GIVEN RECORDS
— Begin —

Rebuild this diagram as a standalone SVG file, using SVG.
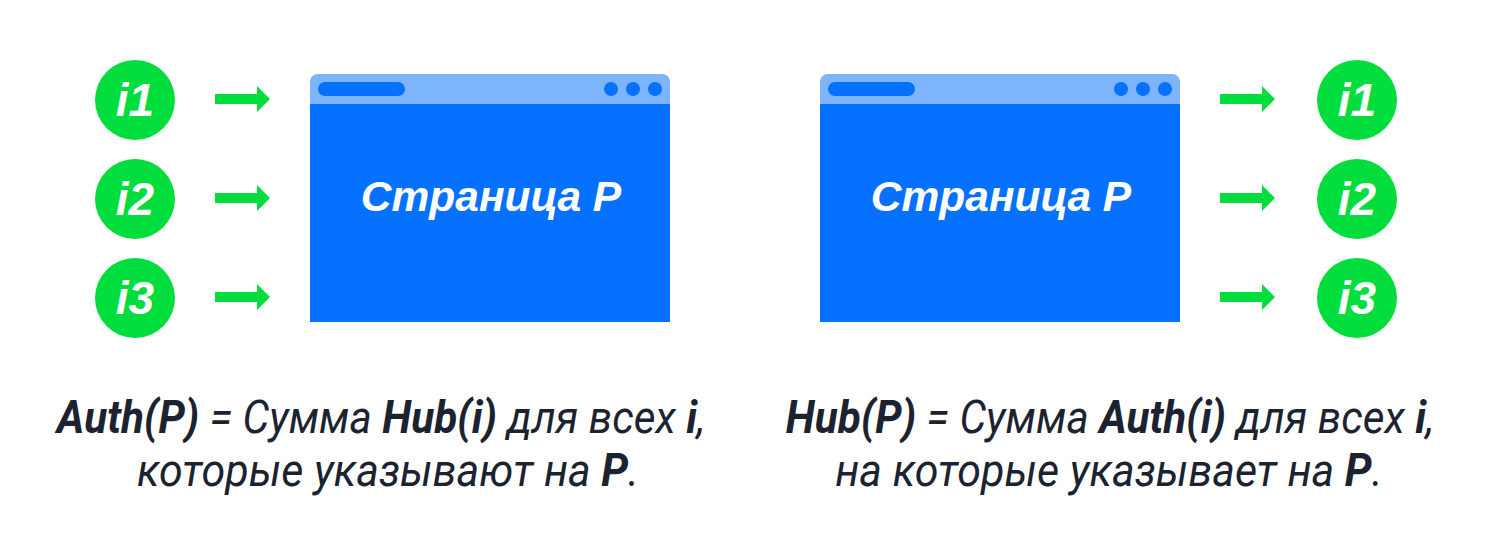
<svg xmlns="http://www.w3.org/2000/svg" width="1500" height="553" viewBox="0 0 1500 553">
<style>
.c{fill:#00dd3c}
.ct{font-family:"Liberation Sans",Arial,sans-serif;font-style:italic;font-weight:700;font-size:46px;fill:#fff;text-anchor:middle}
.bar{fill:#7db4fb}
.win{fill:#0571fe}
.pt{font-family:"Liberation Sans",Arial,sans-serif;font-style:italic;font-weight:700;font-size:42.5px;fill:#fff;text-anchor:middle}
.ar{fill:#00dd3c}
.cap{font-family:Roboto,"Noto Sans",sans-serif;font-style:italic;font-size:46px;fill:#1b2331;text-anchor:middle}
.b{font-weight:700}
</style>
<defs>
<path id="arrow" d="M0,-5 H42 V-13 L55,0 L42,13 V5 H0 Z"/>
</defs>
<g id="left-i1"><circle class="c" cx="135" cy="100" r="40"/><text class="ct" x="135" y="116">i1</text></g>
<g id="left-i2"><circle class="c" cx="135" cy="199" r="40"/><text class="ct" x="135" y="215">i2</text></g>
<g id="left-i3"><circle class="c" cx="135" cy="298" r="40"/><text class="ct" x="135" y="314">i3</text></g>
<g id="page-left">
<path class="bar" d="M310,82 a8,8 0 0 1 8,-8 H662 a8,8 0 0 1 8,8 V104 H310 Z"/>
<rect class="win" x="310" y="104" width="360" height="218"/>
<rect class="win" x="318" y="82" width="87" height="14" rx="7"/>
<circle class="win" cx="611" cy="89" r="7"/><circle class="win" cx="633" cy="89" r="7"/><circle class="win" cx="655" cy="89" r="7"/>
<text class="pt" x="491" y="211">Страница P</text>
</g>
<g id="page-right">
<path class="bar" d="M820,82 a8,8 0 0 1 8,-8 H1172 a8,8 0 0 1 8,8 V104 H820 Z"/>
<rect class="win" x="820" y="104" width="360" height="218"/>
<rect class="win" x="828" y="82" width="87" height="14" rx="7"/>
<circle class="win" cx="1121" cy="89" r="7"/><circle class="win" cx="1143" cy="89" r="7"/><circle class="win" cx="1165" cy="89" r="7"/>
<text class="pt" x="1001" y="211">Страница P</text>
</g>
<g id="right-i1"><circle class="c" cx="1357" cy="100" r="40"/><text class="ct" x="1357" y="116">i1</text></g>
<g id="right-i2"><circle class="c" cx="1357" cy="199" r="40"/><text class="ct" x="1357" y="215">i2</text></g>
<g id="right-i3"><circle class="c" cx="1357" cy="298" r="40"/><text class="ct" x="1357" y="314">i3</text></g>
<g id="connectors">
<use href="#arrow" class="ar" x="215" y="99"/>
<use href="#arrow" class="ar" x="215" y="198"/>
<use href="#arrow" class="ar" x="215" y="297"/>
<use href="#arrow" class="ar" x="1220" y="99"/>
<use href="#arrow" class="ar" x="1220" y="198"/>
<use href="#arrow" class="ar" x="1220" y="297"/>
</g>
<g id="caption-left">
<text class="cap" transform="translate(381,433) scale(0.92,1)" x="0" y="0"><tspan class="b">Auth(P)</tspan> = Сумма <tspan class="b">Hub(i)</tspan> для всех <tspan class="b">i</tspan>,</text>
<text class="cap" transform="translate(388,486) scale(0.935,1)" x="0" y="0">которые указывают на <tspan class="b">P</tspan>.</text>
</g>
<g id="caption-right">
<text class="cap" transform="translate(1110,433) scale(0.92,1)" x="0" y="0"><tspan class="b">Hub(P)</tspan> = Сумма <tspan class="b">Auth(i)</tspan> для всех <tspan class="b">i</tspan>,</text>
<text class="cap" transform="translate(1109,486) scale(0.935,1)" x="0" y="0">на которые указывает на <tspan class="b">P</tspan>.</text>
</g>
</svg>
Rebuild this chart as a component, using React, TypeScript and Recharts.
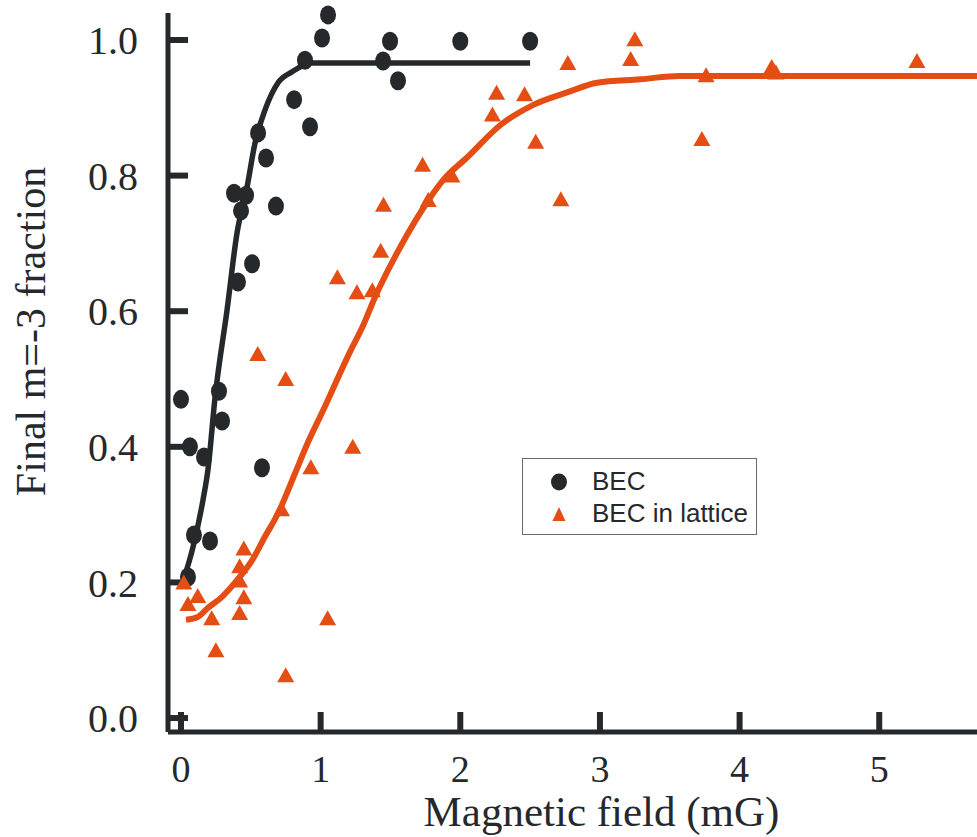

— End —

WHAT THE TASK ASKS
Collect every line above that contains the word "this".

CORRECT ANSWER
Rebuild this diagram as a standalone SVG file, using SVG.
Rebuild this chart as a component, using React, TypeScript and Recharts.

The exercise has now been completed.